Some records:
★ ★ ★ ★ ★

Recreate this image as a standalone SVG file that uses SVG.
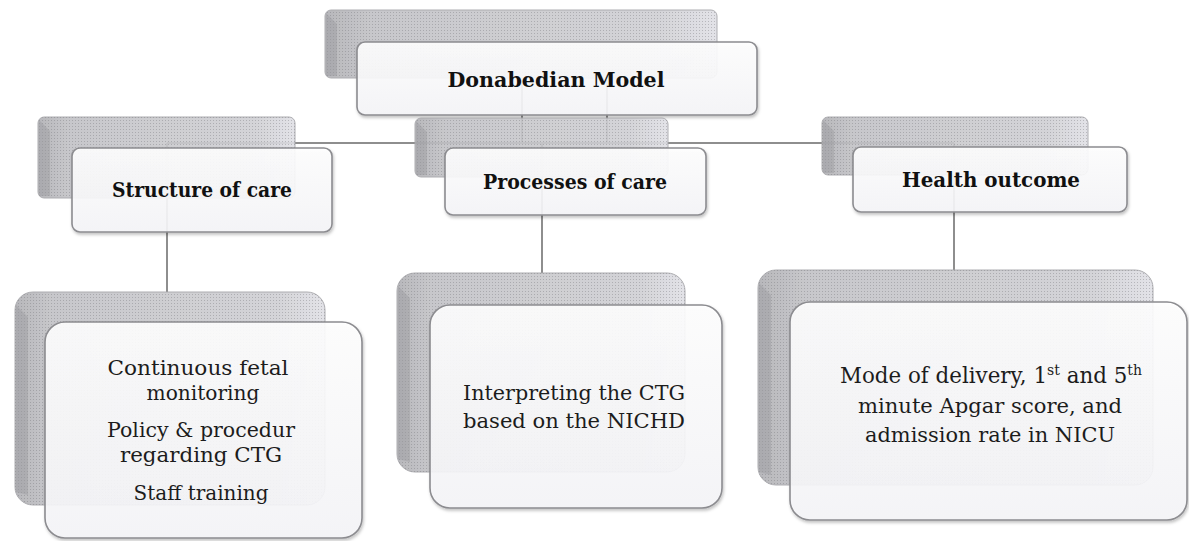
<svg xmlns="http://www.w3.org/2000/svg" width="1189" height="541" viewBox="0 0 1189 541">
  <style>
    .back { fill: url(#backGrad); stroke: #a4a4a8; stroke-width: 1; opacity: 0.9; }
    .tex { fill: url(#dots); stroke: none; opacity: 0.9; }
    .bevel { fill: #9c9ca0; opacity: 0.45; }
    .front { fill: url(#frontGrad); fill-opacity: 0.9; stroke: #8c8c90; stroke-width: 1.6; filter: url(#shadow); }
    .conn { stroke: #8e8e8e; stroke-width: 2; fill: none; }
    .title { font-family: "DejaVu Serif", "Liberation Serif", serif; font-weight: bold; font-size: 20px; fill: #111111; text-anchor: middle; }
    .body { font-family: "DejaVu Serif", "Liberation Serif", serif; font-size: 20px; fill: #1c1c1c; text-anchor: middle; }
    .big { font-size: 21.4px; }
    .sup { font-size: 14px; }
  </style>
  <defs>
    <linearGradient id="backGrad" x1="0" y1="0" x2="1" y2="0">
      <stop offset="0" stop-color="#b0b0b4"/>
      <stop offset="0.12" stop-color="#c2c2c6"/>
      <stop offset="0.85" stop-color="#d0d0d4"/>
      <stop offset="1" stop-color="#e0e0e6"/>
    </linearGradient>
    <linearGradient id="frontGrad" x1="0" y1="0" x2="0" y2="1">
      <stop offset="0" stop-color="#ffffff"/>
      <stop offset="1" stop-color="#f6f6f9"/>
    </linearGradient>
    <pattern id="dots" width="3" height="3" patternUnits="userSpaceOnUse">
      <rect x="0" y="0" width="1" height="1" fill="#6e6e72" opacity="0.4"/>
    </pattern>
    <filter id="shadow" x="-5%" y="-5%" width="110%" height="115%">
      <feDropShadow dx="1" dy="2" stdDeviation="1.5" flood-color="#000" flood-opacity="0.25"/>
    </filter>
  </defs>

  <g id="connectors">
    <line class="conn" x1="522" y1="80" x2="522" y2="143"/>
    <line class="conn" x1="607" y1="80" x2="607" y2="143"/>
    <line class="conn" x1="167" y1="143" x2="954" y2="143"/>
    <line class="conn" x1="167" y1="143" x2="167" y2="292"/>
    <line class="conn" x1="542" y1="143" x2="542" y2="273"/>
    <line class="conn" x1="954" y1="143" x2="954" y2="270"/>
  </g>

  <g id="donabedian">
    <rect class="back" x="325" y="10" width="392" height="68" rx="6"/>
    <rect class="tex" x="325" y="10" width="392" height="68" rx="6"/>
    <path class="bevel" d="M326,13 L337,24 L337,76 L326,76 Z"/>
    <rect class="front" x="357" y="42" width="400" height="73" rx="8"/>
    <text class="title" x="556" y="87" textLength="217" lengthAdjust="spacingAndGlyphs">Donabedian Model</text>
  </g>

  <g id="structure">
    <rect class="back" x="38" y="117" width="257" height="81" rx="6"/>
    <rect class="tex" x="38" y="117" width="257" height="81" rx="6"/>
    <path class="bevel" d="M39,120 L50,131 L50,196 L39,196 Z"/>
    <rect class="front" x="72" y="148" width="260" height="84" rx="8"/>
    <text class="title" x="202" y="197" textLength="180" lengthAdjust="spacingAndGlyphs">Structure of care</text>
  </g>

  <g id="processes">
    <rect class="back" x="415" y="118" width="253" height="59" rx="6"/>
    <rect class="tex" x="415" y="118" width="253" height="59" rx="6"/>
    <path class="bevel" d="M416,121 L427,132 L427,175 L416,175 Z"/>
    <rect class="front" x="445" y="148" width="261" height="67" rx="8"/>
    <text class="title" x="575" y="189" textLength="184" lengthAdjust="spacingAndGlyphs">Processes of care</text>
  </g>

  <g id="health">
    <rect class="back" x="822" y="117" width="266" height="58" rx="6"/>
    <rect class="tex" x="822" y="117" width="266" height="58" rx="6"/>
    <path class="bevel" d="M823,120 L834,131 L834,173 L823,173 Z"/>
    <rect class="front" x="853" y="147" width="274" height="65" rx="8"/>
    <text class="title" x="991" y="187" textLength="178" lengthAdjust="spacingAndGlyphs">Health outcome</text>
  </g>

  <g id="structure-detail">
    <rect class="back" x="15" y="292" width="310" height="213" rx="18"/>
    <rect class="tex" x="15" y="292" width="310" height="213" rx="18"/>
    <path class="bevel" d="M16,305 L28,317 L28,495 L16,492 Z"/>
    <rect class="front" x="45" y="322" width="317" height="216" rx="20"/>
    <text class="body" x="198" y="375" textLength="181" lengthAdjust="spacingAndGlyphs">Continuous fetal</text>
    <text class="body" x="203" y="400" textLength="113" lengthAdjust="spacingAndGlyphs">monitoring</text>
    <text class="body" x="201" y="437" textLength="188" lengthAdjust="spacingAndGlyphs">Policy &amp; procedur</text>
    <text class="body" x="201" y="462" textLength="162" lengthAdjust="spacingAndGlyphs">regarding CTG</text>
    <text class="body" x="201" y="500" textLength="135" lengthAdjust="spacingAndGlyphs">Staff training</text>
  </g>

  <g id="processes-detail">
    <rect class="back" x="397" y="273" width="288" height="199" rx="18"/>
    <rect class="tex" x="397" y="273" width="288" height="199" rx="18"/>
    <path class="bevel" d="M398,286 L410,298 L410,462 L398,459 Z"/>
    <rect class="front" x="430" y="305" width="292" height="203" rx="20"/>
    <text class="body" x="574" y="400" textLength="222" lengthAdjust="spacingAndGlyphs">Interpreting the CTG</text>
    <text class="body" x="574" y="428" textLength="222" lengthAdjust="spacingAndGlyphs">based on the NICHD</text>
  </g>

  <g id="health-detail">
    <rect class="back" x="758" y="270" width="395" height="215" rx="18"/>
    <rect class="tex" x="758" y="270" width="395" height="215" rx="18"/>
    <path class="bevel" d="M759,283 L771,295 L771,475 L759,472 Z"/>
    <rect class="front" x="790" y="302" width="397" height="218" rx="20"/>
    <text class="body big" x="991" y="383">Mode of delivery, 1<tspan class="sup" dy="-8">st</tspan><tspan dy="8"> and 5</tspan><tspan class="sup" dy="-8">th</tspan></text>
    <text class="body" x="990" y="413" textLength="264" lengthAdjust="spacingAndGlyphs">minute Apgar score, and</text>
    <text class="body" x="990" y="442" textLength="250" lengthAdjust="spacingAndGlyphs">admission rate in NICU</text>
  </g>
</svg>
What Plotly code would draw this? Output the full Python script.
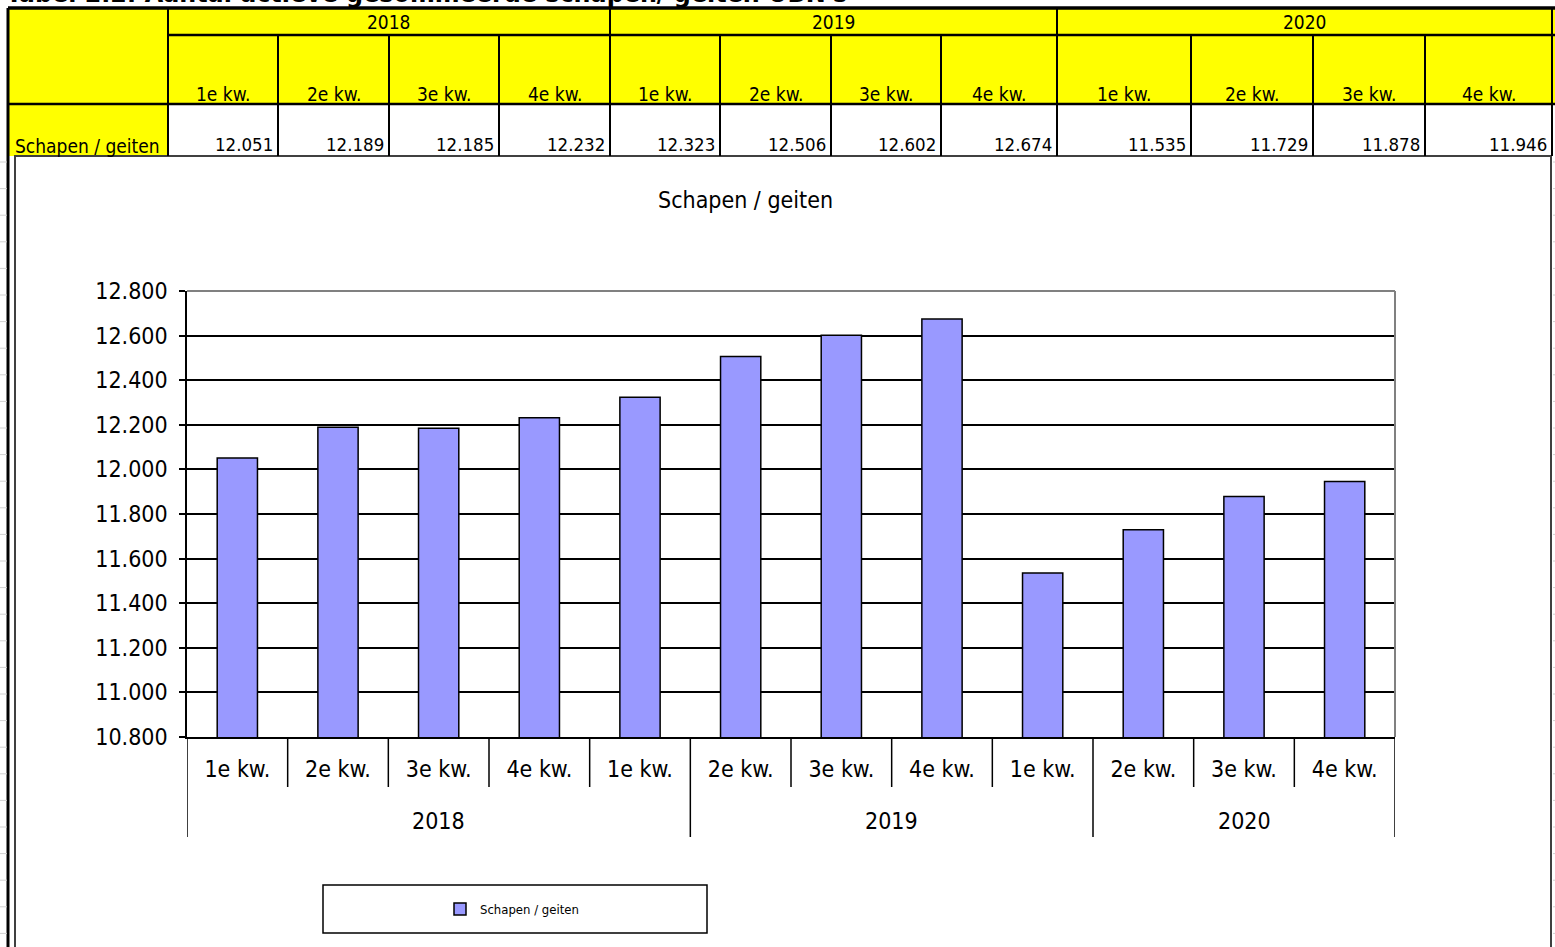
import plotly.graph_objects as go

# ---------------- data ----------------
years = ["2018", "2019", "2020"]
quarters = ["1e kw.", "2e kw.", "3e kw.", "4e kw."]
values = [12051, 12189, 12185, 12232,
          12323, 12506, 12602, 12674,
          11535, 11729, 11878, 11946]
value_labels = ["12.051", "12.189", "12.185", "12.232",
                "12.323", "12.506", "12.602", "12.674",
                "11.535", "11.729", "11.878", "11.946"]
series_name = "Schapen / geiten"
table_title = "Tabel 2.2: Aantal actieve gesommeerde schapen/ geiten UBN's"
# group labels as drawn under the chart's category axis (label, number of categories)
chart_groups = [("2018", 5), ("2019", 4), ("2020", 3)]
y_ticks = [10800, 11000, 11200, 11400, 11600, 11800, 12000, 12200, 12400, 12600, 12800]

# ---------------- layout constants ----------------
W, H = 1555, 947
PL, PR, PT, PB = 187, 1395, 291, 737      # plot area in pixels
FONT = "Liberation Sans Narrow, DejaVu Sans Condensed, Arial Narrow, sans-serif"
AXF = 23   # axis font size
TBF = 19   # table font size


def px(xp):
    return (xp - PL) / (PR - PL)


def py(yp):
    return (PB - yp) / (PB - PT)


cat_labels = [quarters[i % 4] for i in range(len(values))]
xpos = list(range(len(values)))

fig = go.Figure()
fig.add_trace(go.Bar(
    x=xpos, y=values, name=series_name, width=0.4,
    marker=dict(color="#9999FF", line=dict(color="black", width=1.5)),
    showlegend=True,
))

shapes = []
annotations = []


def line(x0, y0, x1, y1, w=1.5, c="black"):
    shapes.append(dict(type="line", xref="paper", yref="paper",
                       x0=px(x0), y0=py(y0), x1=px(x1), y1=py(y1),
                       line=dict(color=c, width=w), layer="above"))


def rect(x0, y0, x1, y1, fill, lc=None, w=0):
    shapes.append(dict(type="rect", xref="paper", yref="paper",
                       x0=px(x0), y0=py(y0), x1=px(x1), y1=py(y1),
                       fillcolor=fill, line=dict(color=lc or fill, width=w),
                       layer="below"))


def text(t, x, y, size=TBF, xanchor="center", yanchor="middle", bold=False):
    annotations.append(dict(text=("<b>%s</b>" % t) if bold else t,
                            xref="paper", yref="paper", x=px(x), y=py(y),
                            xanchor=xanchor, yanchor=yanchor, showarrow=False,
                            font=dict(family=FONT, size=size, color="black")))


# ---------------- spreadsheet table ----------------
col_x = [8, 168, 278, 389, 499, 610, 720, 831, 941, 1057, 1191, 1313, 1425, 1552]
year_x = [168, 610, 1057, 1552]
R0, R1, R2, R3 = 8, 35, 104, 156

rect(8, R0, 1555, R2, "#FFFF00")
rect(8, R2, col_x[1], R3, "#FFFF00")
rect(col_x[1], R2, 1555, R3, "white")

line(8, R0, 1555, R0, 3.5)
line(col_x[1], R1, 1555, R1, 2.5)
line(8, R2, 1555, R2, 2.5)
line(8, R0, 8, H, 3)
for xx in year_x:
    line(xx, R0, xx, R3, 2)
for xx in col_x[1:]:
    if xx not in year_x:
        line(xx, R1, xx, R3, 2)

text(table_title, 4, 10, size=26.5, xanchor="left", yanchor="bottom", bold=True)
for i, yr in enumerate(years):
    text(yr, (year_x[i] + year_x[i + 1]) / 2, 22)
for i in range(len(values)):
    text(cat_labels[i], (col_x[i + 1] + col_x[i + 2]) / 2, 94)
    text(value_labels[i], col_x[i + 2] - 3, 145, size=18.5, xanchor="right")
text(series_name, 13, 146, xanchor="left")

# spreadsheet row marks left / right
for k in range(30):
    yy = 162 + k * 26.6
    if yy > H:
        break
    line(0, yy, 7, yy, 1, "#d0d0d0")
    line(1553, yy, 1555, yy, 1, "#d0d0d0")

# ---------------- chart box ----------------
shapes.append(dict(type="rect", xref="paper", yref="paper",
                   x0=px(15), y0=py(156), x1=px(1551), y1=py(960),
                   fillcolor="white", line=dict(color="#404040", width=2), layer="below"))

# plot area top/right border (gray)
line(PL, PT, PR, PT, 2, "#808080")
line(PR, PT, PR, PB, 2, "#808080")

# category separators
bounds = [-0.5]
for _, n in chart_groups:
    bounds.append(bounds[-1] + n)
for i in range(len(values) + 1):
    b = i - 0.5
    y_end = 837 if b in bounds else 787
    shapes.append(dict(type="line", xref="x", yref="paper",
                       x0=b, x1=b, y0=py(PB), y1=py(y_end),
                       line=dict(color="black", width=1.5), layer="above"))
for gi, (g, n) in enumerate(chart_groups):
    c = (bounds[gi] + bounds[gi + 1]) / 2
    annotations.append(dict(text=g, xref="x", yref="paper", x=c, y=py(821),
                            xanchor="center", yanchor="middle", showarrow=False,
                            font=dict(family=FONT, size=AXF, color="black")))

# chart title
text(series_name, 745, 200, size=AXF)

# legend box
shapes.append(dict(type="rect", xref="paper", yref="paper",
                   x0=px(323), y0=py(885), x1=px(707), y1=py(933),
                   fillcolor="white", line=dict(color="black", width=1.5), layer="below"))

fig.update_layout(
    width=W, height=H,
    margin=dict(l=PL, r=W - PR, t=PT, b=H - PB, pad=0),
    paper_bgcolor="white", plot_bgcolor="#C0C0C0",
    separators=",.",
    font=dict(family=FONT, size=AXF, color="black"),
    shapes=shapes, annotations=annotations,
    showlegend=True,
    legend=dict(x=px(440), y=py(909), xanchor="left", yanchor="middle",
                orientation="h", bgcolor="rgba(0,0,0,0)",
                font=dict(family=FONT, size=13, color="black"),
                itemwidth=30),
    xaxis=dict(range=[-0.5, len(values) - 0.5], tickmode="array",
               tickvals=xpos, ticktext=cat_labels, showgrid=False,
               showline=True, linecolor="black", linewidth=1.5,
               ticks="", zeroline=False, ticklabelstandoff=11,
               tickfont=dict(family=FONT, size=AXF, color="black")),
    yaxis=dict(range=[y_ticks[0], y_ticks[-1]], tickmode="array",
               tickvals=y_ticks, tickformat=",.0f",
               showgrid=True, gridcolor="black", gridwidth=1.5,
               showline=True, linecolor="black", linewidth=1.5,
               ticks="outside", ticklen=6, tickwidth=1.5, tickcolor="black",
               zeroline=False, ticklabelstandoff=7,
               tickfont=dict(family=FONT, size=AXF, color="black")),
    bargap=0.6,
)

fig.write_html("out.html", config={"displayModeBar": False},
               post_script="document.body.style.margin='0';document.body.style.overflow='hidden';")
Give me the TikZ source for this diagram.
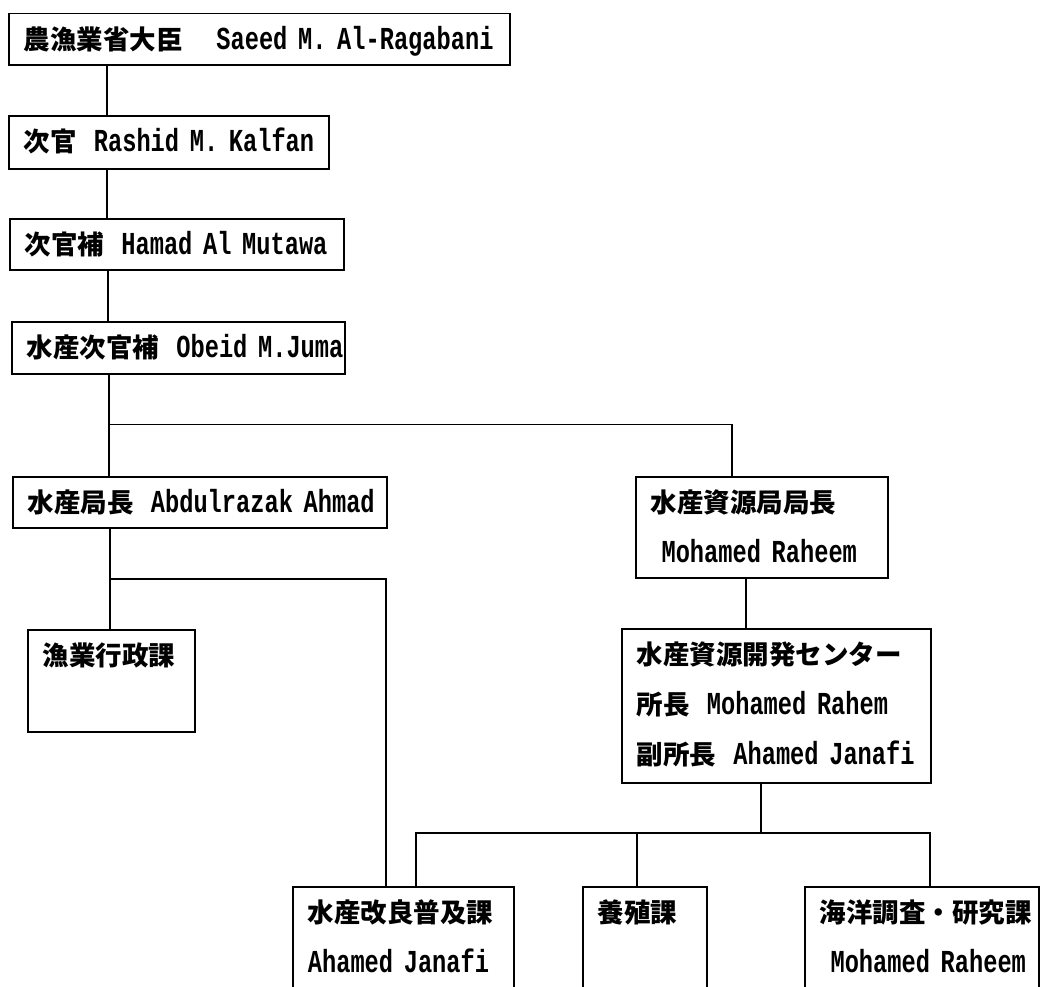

★ ★ ★ ★ ★

## What to do
Write out again exactly the lines above from the one with "What Plotly code" through the one with "return (PB - yp) / (PB - PT)", adding no other lines and no pictures.

## The answer
What Plotly code would draw this? Output the full Python script.
import plotly.graph_objects as go

# ---------------- data ----------------
years = ["2018", "2019", "2020"]
quarters = ["1e kw.", "2e kw.", "3e kw.", "4e kw."]
values = [12051, 12189, 12185, 12232,
          12323, 12506, 12602, 12674,
          11535, 11729, 11878, 11946]
value_labels = ["12.051", "12.189", "12.185", "12.232",
                "12.323", "12.506", "12.602", "12.674",
                "11.535", "11.729", "11.878", "11.946"]
series_name = "Schapen / geiten"
table_title = "Tabel 2.2: Aantal actieve gesommeerde schapen/ geiten UBN's"
# group labels as drawn under the chart's category axis (label, number of categories)
chart_groups = [("2018", 5), ("2019", 4), ("2020", 3)]
y_ticks = [10800, 11000, 11200, 11400, 11600, 11800, 12000, 12200, 12400, 12600, 12800]

# ---------------- layout constants ----------------
W, H = 1555, 947
PL, PR, PT, PB = 187, 1395, 291, 737      # plot area in pixels
FONT = "Liberation Sans Narrow, DejaVu Sans Condensed, Arial Narrow, sans-serif"
AXF = 23   # axis font size
TBF = 19   # table font size


def px(xp):
    return (xp - PL) / (PR - PL)


def py(yp):
    return (PB - yp) / (PB - PT)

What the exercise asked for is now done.